I'll try and backup/re-build the DB to see if it makes any difference
 

Look at what you are doing it is likely that this is because your 400K record test database is being cached in memory while you scan across it, while the 8m+ record database is so large that the caching is ineffective and so a far higher percentage of disk I/O is required.

To be clear about the indexes on this table, you end up with

      - Hidden, system generated index for a BIGINT that is used as the primary key
      - Index on binA
      - Index on binB

This is because H2 can only create primary indexes on INT based fields -  see here http://stackoverflow.com/questions/3312857/h2-database-clustered-indexes-support 


Things to try

    1 - up the page size of the table, the default is just 2K which means a lot of small reads take place during your scan    http://www.h2database.com/html/features.html#page_size

    2 - create the 2 addtional indexes after you have populated the table and not during the process.

    3 - increase the H2 cache, as you are doing a table scan this may not help as I think its a record cache and not a block cache.


Background reasons for the above. As you add your 8M records the records are added to the table as 2K pages, at the same time 2K pages are allocated to each of the additional indexes as well. All these pages are stored in a single file that is extended as required. As the btree indexes are grown they are rebalanced, which means additional pages and old pages being freed up.
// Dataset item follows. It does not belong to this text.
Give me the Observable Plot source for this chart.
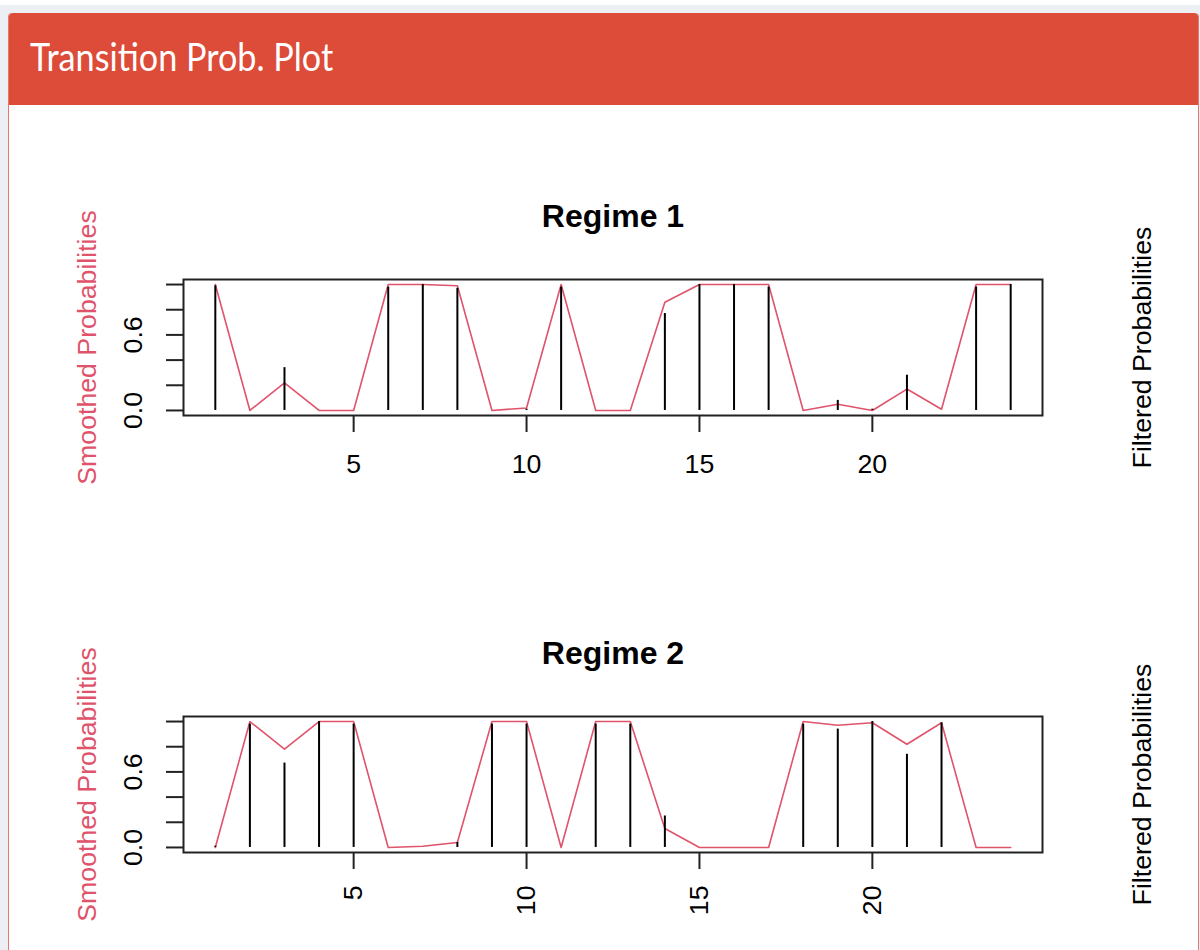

The result is that your data is now spread across a very large file as small 2K pages in something of a random order, intermixed with 2K index pages that you do not which to use at this time. If you have a file system set to 4,8,16K pages each requested read is not going to bring back much useful information (hence the idea of increasing the page size). Also as the data is not in any natural order its very unlikely that the extra pages read via the OS read ahead feature will help. By adding the indexes after the main data pump you separate the data pages they create from the data pages, so when the OS does a disk read it is going to be bringing back mostly data pages rather than a mix of data and index pages.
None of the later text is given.